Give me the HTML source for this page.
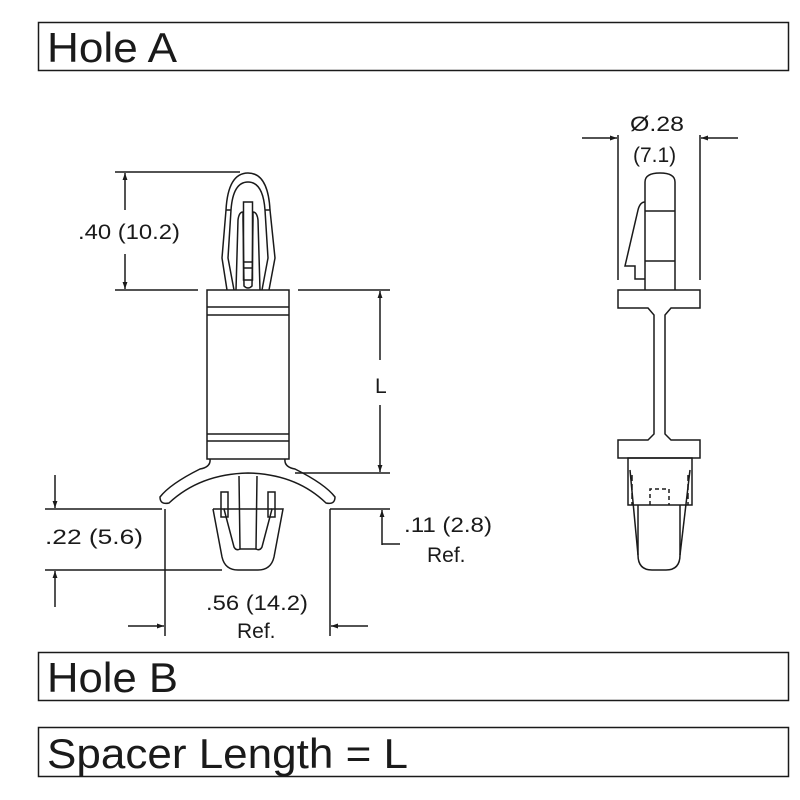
<!DOCTYPE html>
<html><head><style>
html,body{margin:0;padding:0;background:#fff;}
svg{display:block;}
text{font-family:"Liberation Sans",Arial,sans-serif;fill:#1a1a1a;}
</style></head><body>
<svg width="800" height="800" viewBox="0 0 800 800" xmlns="http://www.w3.org/2000/svg">
<defs>
<marker id="ah" viewBox="0 0 10 10" refX="10" refY="5" markerWidth="11" markerHeight="7" orient="auto-start-reverse" markerUnits="userSpaceOnUse">
<path d="M0,1.5 L10,5 L0,8.5 z" fill="#1a1a1a"/></marker>
</defs>
<g fill="none" stroke="#1a1a1a" stroke-width="1.5">
<rect x="38.5" y="22.5" width="750" height="48"/>
<rect x="38.5" y="652.5" width="750" height="48"/>
<rect x="38.5" y="727.5" width="750" height="49"/>
</g>
<text x="47" y="62" font-size="42" textLength="130" lengthAdjust="spacingAndGlyphs">Hole A</text>
<text x="47" y="692" font-size="42" textLength="131" lengthAdjust="spacingAndGlyphs">Hole B</text>
<text x="47" y="768" font-size="42" textLength="361" lengthAdjust="spacingAndGlyphs">Spacer Length = L</text>

<g fill="none" stroke="#1a1a1a" stroke-width="1.5">
<line x1="115" y1="172" x2="240" y2="172"/>
<line x1="115" y1="290" x2="198" y2="290"/>
<line x1="298" y1="290" x2="390" y2="290"/>
<line x1="125" y1="210" x2="125" y2="173" marker-end="url(#ah)"/>
<line x1="125" y1="254" x2="125" y2="289" marker-end="url(#ah)"/>
<line x1="380" y1="360" x2="380" y2="291" marker-end="url(#ah)"/>
<line x1="380" y1="405" x2="380" y2="472" marker-end="url(#ah)"/>
<line x1="295" y1="473" x2="390" y2="473"/>
<line x1="330" y1="509" x2="390" y2="509"/>
<line x1="45" y1="509" x2="162" y2="509"/>
<line x1="45" y1="570" x2="222" y2="570"/>
<line x1="55" y1="475" x2="55" y2="508" marker-end="url(#ah)"/>
<line x1="55" y1="607" x2="55" y2="571" marker-end="url(#ah)"/>
<line x1="382" y1="545" x2="382" y2="510" marker-end="url(#ah)"/>
<polyline points="382,544 400,544"/>
<line x1="165" y1="509" x2="165" y2="636"/>
<line x1="330" y1="509" x2="330" y2="636"/>
<line x1="128" y1="626" x2="164" y2="626" marker-end="url(#ah)"/>
<line x1="368" y1="626" x2="331" y2="626" marker-end="url(#ah)"/>

<path d="M227,290 L222,258 L226,210 Q228,173 248,173 Q268,173 270,210 L275,258 L269,290"/>
<path d="M231,210 Q233,182 248,182 Q263,182 265,210"/>
<line x1="226" y1="210" x2="231" y2="210"/><line x1="265" y1="210" x2="270" y2="210"/>
<path d="M231,210 L228,258 L234,290"/><path d="M265,210 L268,258 L262,290"/>
<path d="M236,290 L238,220 Q239,212 243,212 L243,220 L244,286 Q248,290 252,286 L253,220 L253,212 Q257,212 258,220 L260,290"/>
<rect x="243.5" y="202" width="9" height="78"/>
<line x1="243" y1="262" x2="253" y2="262"/><line x1="243" y1="268" x2="253" y2="268"/>
<rect x="207" y="290" width="82" height="169"/>
<line x1="207" y1="307" x2="289" y2="307"/><line x1="207" y1="315" x2="289" y2="315"/>
<line x1="207" y1="434" x2="289" y2="434"/><line x1="207" y1="441" x2="289" y2="441"/>
<path d="M210,459 Q211,467 200,469 Q170,484 160,497 Q160,505 169,503 Q200,474 248,473 Q296,474 326,503 Q335,505 335,497 Q325,484 295,469 Q284,467 285,459"/>
<path d="M213,509 L222,557 Q225,570 238,570 L258,570 Q271,570 274,557 L283,509 L272,509 L262,547 Q260,551 256,549 L257,476"/>
<path d="M213,509 L224,509 L234,547 Q236,551 240,549 L239,476"/>
<rect x="221" y="492" width="7" height="25"/><rect x="268" y="492" width="7" height="25"/>
<line x1="240" y1="549" x2="256" y2="549"/>
<line x1="224" y1="509" x2="272" y2="509"/>

<line x1="618" y1="135" x2="618" y2="280"/><line x1="700" y1="135" x2="700" y2="280"/>
<line x1="582" y1="138" x2="617" y2="138" marker-end="url(#ah)"/>
<line x1="738" y1="138" x2="701" y2="138" marker-end="url(#ah)"/>
<path d="M645,290 L645,182 Q645,173 660,173 Q675,173 675,182 L675,290"/>
<line x1="645" y1="211" x2="675" y2="211"/><line x1="645" y1="261" x2="675" y2="261"/>
<path d="M645,202 Q640,202 638,210 L625,266 L635,266 L635,279 L645,279"/>
<path d="M618,290 L700,290 L700,308 L671,308 L665,315 L665,434 L671,440 L700,440 L700,458 L618,458 L618,440 L648,440 L654,434 L654,315 L648,308 L618,308 Z"/>
<rect x="628" y="458" width="64" height="47"/>
<path d="M638,505 L638,555 Q638,570 652,570 L666,570 Q680,570 680,555 L680,505"/>
<path d="M630,470 L638,555"/><path d="M690,470 L680,555"/>
<path d="M650,505 L650,489 L669,489 L669,505" stroke-dasharray="4,3"/>
<line x1="632" y1="475" x2="632" y2="505" stroke-dasharray="6,3"/>
<line x1="688" y1="475" x2="688" y2="505" stroke-dasharray="6,3"/>
</g>

<g font-size="21">
<text x="78" y="239" textLength="102" lengthAdjust="spacingAndGlyphs">.40 (10.2)</text>
<text x="375" y="393">L</text>
<text x="45" y="544" textLength="98" lengthAdjust="spacingAndGlyphs">.22 (5.6)</text>
<text x="404" y="532" textLength="88" lengthAdjust="spacingAndGlyphs">.11 (2.8)</text>
<text x="427" y="562">Ref.</text>
<text x="206" y="610" textLength="102" lengthAdjust="spacingAndGlyphs">.56 (14.2)</text>
<text x="237" y="638">Ref.</text>
<text x="630" y="131" textLength="54" lengthAdjust="spacingAndGlyphs">Ø.28</text>
<text x="633" y="162">(7.1)</text>
</g>
</svg>
</body></html>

§ Work to be completed
Write down every line from the opening of the listing to the line with "Length = L</text>", both included, and nothing else; the pictures are omitted.

§ Solution to this task
Give me the HTML source for this page.
<!DOCTYPE html>
<html><head><style>
html,body{margin:0;padding:0;background:#fff;}
svg{display:block;}
text{font-family:"Liberation Sans",Arial,sans-serif;fill:#1a1a1a;}
</style></head><body>
<svg width="800" height="800" viewBox="0 0 800 800" xmlns="http://www.w3.org/2000/svg">
<defs>
<marker id="ah" viewBox="0 0 10 10" refX="10" refY="5" markerWidth="11" markerHeight="7" orient="auto-start-reverse" markerUnits="userSpaceOnUse">
<path d="M0,1.5 L10,5 L0,8.5 z" fill="#1a1a1a"/></marker>
</defs>
<g fill="none" stroke="#1a1a1a" stroke-width="1.5">
<rect x="38.5" y="22.5" width="750" height="48"/>
<rect x="38.5" y="652.5" width="750" height="48"/>
<rect x="38.5" y="727.5" width="750" height="49"/>
</g>
<text x="47" y="62" font-size="42" textLength="130" lengthAdjust="spacingAndGlyphs">Hole A</text>
<text x="47" y="692" font-size="42" textLength="131" lengthAdjust="spacingAndGlyphs">Hole B</text>
<text x="47" y="768" font-size="42" textLength="361" lengthAdjust="spacingAndGlyphs">Spacer Length = L</text>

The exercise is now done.